INFORMATION SUPPLIED:
begin

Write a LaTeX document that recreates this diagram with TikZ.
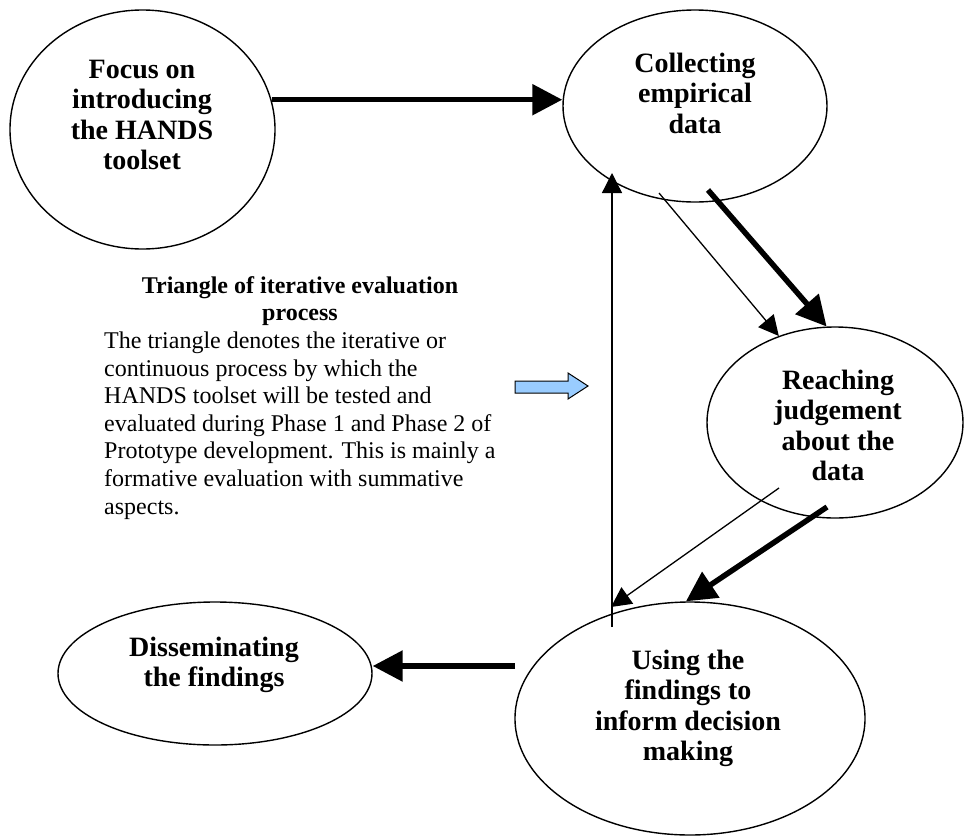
\documentclass[tikz,border=0pt]{standalone}
\usepackage{fontspec}
\setmainfont{Liberation Serif}
\usetikzlibrary{shapes.geometric,arrows.meta}
\definecolor{arrowblue}{RGB}{153,204,255}
\begin{document}
\begin{tikzpicture}[x=1pt,y=-1pt,
  oval/.style={draw, line width=1.4pt, ellipse, inner sep=0pt},
  otext/.style={anchor=north, align=center, inner sep=0pt, font=\fontsize{28}{30.5}\selectfont\bfseries},
  lightarrow/.style={line width=1.3pt, -{Triangle[length=20pt,width=20pt]}},
  heavyarrow/.style={line width=5.5pt, -{Triangle[length=30pt,width=30pt]}},
  blockarrow/.style={draw, fill=arrowblue, line width=1pt, line join=miter},
]
\useasboundingbox (0,0) rectangle (964,836);

% ellipses
\node[oval, minimum width=265pt, minimum height=239pt] (e1) at (142.5,129.5) {};
\node[oval, minimum width=264pt, minimum height=192pt] (e2) at (695,106) {};
\node[oval, minimum width=256pt, minimum height=191pt] (e3) at (835,422.5) {};
\node[oval, minimum width=350pt, minimum height=233pt] (e4) at (690,718.5) {};
\node[oval, minimum width=314pt, minimum height=143pt] (e5) at (215,673.5) {};

% ellipse texts
\node[otext] (t1) at (142,56.65) {\strut Focus on\\introducing\\the HANDS\\toolset};
\node[otext] (t2) at (695,50.65) {\strut Collecting\\empirical\\data};
\node[otext] (t3) at (838,367.65) {\strut Reaching\\judgement\\about the\\data};
\node[otext] (t4) at (688,647.65) {\strut Using the\\findings to\\inform decision\\making};
\node[otext] (t5) at (214,634.65) {\strut Disseminating\\the findings};

% explanatory text
\node[anchor=north, align=center, inner sep=0pt, font=\fontsize{24}{27.6}\selectfont\bfseries] (title) at (300,273.68) {\strut Triangle of iterative evaluation\\process};
\node[anchor=north west, align=left, inner sep=0pt, font=\fontsize{24}{27.6}\selectfont] (body) at (104,328.88) {\strut The triangle denotes the iterative or\\continuous process by which the\\HANDS toolset will be tested and\\evaluated during Phase 1 and Phase 2 of\\Prototype development. This is mainly a\\formative evaluation with summative\\aspects.};

% blue block arrow
\draw[blockarrow] (515,381) -- (568,381) -- (568,373) -- (588,386) -- (568,399) -- (568,393) -- (515,393) -- cycle;

% connector end points
\coordinate (a2s) at (659,193);
\coordinate (a3s) at (708,190);
\coordinate (a4s) at (612,627);
\coordinate (a4e) at (612,173);
\coordinate (a5s) at (779,488);
\coordinate (a5e) at (611,607);
\coordinate (a6s) at (827,507);
\coordinate (a7s) at (515,666);

% connectors
\draw[heavyarrow] (e1.13) -- (e1.13 -| e2.west);
\draw[lightarrow] (a2s) -- (e3.123);
\draw[heavyarrow] (a3s) -- (e3.95);
\draw[lightarrow] (a4s) -- (a4e);
\draw[lightarrow] (a5s) -- (a5e);
\draw[heavyarrow] (a6s) -- (e4.92);
\draw[heavyarrow] (a7s) -- (a7s -| e5.east);
\end{tikzpicture}
\end{document}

end

EXERCISE:
Print the whole listing above once more, word for word, without its pictures.

THE COMPLETED TASK:
Write a LaTeX document that recreates this diagram with TikZ.
\documentclass[tikz,border=0pt]{standalone}
\usepackage{fontspec}
\setmainfont{Liberation Serif}
\usetikzlibrary{shapes.geometric,arrows.meta}
\definecolor{arrowblue}{RGB}{153,204,255}
\begin{document}
\begin{tikzpicture}[x=1pt,y=-1pt,
  oval/.style={draw, line width=1.4pt, ellipse, inner sep=0pt},
  otext/.style={anchor=north, align=center, inner sep=0pt, font=\fontsize{28}{30.5}\selectfont\bfseries},
  lightarrow/.style={line width=1.3pt, -{Triangle[length=20pt,width=20pt]}},
  heavyarrow/.style={line width=5.5pt, -{Triangle[length=30pt,width=30pt]}},
  blockarrow/.style={draw, fill=arrowblue, line width=1pt, line join=miter},
]
\useasboundingbox (0,0) rectangle (964,836);

% ellipses
\node[oval, minimum width=265pt, minimum height=239pt] (e1) at (142.5,129.5) {};
\node[oval, minimum width=264pt, minimum height=192pt] (e2) at (695,106) {};
\node[oval, minimum width=256pt, minimum height=191pt] (e3) at (835,422.5) {};
\node[oval, minimum width=350pt, minimum height=233pt] (e4) at (690,718.5) {};
\node[oval, minimum width=314pt, minimum height=143pt] (e5) at (215,673.5) {};

% ellipse texts
\node[otext] (t1) at (142,56.65) {\strut Focus on\\introducing\\the HANDS\\toolset};
\node[otext] (t2) at (695,50.65) {\strut Collecting\\empirical\\data};
\node[otext] (t3) at (838,367.65) {\strut Reaching\\judgement\\about the\\data};
\node[otext] (t4) at (688,647.65) {\strut Using the\\findings to\\inform decision\\making};
\node[otext] (t5) at (214,634.65) {\strut Disseminating\\the findings};

% explanatory text
\node[anchor=north, align=center, inner sep=0pt, font=\fontsize{24}{27.6}\selectfont\bfseries] (title) at (300,273.68) {\strut Triangle of iterative evaluation\\process};
\node[anchor=north west, align=left, inner sep=0pt, font=\fontsize{24}{27.6}\selectfont] (body) at (104,328.88) {\strut The triangle denotes the iterative or\\continuous process by which the\\HANDS toolset will be tested and\\evaluated during Phase 1 and Phase 2 of\\Prototype development. This is mainly a\\formative evaluation with summative\\aspects.};

% blue block arrow
\draw[blockarrow] (515,381) -- (568,381) -- (568,373) -- (588,386) -- (568,399) -- (568,393) -- (515,393) -- cycle;

% connector end points
\coordinate (a2s) at (659,193);
\coordinate (a3s) at (708,190);
\coordinate (a4s) at (612,627);
\coordinate (a4e) at (612,173);
\coordinate (a5s) at (779,488);
\coordinate (a5e) at (611,607);
\coordinate (a6s) at (827,507);
\coordinate (a7s) at (515,666);

% connectors
\draw[heavyarrow] (e1.13) -- (e1.13 -| e2.west);
\draw[lightarrow] (a2s) -- (e3.123);
\draw[heavyarrow] (a3s) -- (e3.95);
\draw[lightarrow] (a4s) -- (a4e);
\draw[lightarrow] (a5s) -- (a5e);
\draw[heavyarrow] (a6s) -- (e4.92);
\draw[heavyarrow] (a7s) -- (a7s -| e5.east);
\end{tikzpicture}
\end{document}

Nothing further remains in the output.